→ CHALLENGE
Restate all of the entries exactly, dropping any pictures they hold.

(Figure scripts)
○ ○ ○
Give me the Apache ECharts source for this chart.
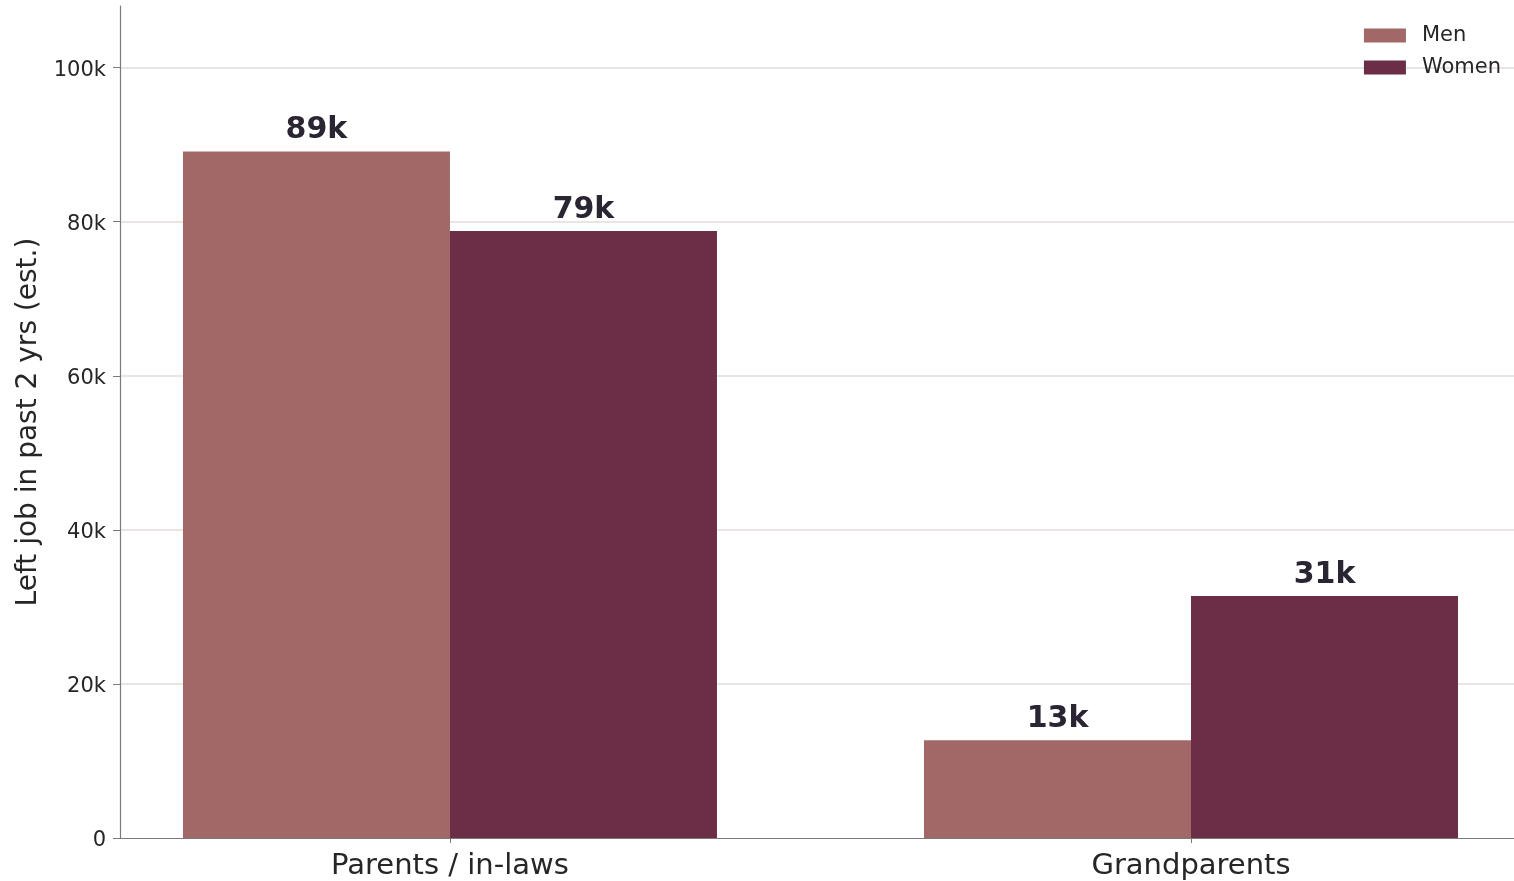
<!DOCTYPE html>
<html>
<head>
<meta charset="utf-8">
<title>Left job in past 2 years</title>
<script src="https://cdn.jsdelivr.net/npm/echarts@6/dist/echarts.min.js"></script>
<style>
  html, body { margin: 0; padding: 0; background: #ffffff; }
  #chart { width: 1514px; height: 881px; }
</style>
</head>
<body>
<div id="chart"></div>
<script>
// Care-related job exits, estimated, in thousands
const categories = ['Parents / in-laws', 'Grandparents'];
const menValues = [89.1, 12.7];
const womenValues = [78.8, 31.4];
const seriesNames = ['Men', 'Women'];
const yTickValues = [0, 20, 40, 60, 80, 100];

const FONT = 'DejaVu Sans';
const MEN_COLOR = '#a26868';
const WOMEN_COLOR = '#6b2e46';
const AXIS_COLOR = '#7a7a7a';
const TEXT_COLOR = '#262626';

const chart = echarts.init(document.getElementById('chart'), null, { renderer: 'canvas' });

const catPositions = categories.map((c, i) => i);

function barSeries(name, values, color) {
  return {
    name: name,
    type: 'bar',
    data: values.map((v, i) => [catPositions[i], v]),
    barWidth: 267,
    barGap: '0%',
    itemStyle: { color: color },
    label: {
      show: true,
      position: 'top',
      distance: 6,
      fontFamily: FONT,
      fontSize: 30,
      fontWeight: 'bold',
      color: '#2a2433',
      formatter: p => Math.round(p.value[1]) + 'k'
    },
    emphasis: { disabled: true }
  };
}

chart.setOption({
  animation: false,
  backgroundColor: '#ffffff',
  grid: { left: 120, right: 0, top: 6, bottom: 43, containLabel: false },
  legend: {
    data: seriesNames,
    orient: 'vertical',
    right: 8,
    top: 20,
    icon: 'rect',
    itemWidth: 42,
    itemHeight: 14,
    itemGap: 11,
    textStyle: { fontFamily: FONT, fontSize: 21, color: TEXT_COLOR, padding: [0, 0, 0, 11] }
  },
  xAxis: {
    type: 'value',
    min: -0.4453,
    max: 1.4359,
    axisLine: { show: true, onZero: false, lineStyle: { color: AXIS_COLOR, width: 1.2 } },
    axisTick: { show: true, customValues: catPositions, length: 5, lineStyle: { color: AXIS_COLOR } },
    axisLabel: {
      customValues: catPositions,
      formatter: v => categories[Math.round(v)],
      fontFamily: FONT,
      fontSize: 29,
      color: TEXT_COLOR,
      margin: 14
    },
    splitLine: { show: false }
  },
  yAxis: {
    type: 'value',
    min: 0,
    max: 108,
    interval: 20,
    name: 'Left job in past 2 yrs (est.)',
    nameLocation: 'middle',
    nameGap: 76,
    nameTextStyle: { fontFamily: FONT, fontSize: 28, color: TEXT_COLOR },
    axisLine: { show: true, onZero: false, lineStyle: { color: AXIS_COLOR, width: 1.2 } },
    axisTick: { show: true, customValues: yTickValues, length: 7, lineStyle: { color: AXIS_COLOR } },
    axisLabel: {
      customValues: yTickValues,
      formatter: v => '{v|' + (v === 0 ? '0' : v + 'k') + '}',
      margin: 14,
      rich: {
        v: { fontFamily: FONT, fontSize: 21, color: TEXT_COLOR, padding: [5, 0, 0, 0] }
      }
    },
    splitLine: { show: true, showMinLine: false, showMaxLine: true, lineStyle: { color: '#e3dcda', width: 1.5 } }
  },
  series: [
    barSeries(seriesNames[0], menValues, MEN_COLOR),
    barSeries(seriesNames[1], womenValues, WOMEN_COLOR)
  ]
});
</script>
</body>
</html>
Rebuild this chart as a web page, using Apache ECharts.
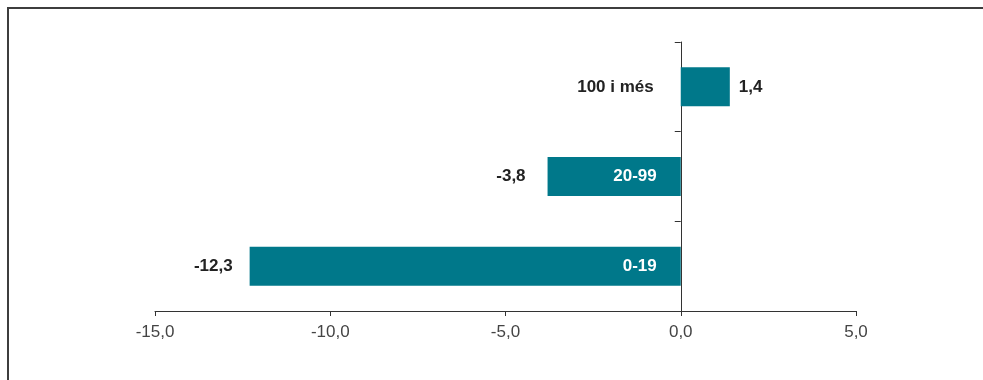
○ ○ ○
→ OUTPUT OF THE TASK
Give me the Apache ECharts source for this chart.
<!DOCTYPE html>
<html>
<head>
<meta charset="utf-8">
<title>Left job in past 2 years</title>
<script src="https://cdn.jsdelivr.net/npm/echarts@6/dist/echarts.min.js"></script>
<style>
  html, body { margin: 0; padding: 0; background: #ffffff; }
  #chart { width: 1514px; height: 881px; }
</style>
</head>
<body>
<div id="chart"></div>
<script>
// Care-related job exits, estimated, in thousands
const categories = ['Parents / in-laws', 'Grandparents'];
const menValues = [89.1, 12.7];
const womenValues = [78.8, 31.4];
const seriesNames = ['Men', 'Women'];
const yTickValues = [0, 20, 40, 60, 80, 100];

const FONT = 'DejaVu Sans';
const MEN_COLOR = '#a26868';
const WOMEN_COLOR = '#6b2e46';
const AXIS_COLOR = '#7a7a7a';
const TEXT_COLOR = '#262626';

const chart = echarts.init(document.getElementById('chart'), null, { renderer: 'canvas' });

const catPositions = categories.map((c, i) => i);

function barSeries(name, values, color) {
  return {
    name: name,
    type: 'bar',
    data: values.map((v, i) => [catPositions[i], v]),
    barWidth: 267,
    barGap: '0%',
    itemStyle: { color: color },
    label: {
      show: true,
      position: 'top',
      distance: 6,
      fontFamily: FONT,
      fontSize: 30,
      fontWeight: 'bold',
      color: '#2a2433',
      formatter: p => Math.round(p.value[1]) + 'k'
    },
    emphasis: { disabled: true }
  };
}

chart.setOption({
  animation: false,
  backgroundColor: '#ffffff',
  grid: { left: 120, right: 0, top: 6, bottom: 43, containLabel: false },
  legend: {
    data: seriesNames,
    orient: 'vertical',
    right: 8,
    top: 20,
    icon: 'rect',
    itemWidth: 42,
    itemHeight: 14,
    itemGap: 11,
    textStyle: { fontFamily: FONT, fontSize: 21, color: TEXT_COLOR, padding: [0, 0, 0, 11] }
  },
  xAxis: {
    type: 'value',
    min: -0.4453,
    max: 1.4359,
    axisLine: { show: true, onZero: false, lineStyle: { color: AXIS_COLOR, width: 1.2 } },
    axisTick: { show: true, customValues: catPositions, length: 5, lineStyle: { color: AXIS_COLOR } },
    axisLabel: {
      customValues: catPositions,
      formatter: v => categories[Math.round(v)],
      fontFamily: FONT,
      fontSize: 29,
      color: TEXT_COLOR,
      margin: 14
    },
    splitLine: { show: false }
  },
  yAxis: {
    type: 'value',
    min: 0,
    max: 108,
    interval: 20,
    name: 'Left job in past 2 yrs (est.)',
    nameLocation: 'middle',
    nameGap: 76,
    nameTextStyle: { fontFamily: FONT, fontSize: 28, color: TEXT_COLOR },
    axisLine: { show: true, onZero: false, lineStyle: { color: AXIS_COLOR, width: 1.2 } },
    axisTick: { show: true, customValues: yTickValues, length: 7, lineStyle: { color: AXIS_COLOR } },
    axisLabel: {
      customValues: yTickValues,
      formatter: v => '{v|' + (v === 0 ? '0' : v + 'k') + '}',
      margin: 14,
      rich: {
        v: { fontFamily: FONT, fontSize: 21, color: TEXT_COLOR, padding: [5, 0, 0, 0] }
      }
    },
    splitLine: { show: true, showMinLine: false, showMaxLine: true, lineStyle: { color: '#e3dcda', width: 1.5 } }
  },
  series: [
    barSeries(seriesNames[0], menValues, MEN_COLOR),
    barSeries(seriesNames[1], womenValues, WOMEN_COLOR)
  ]
});
</script>
</body>
</html>
Rebuild this chart as a web page, using Apache ECharts.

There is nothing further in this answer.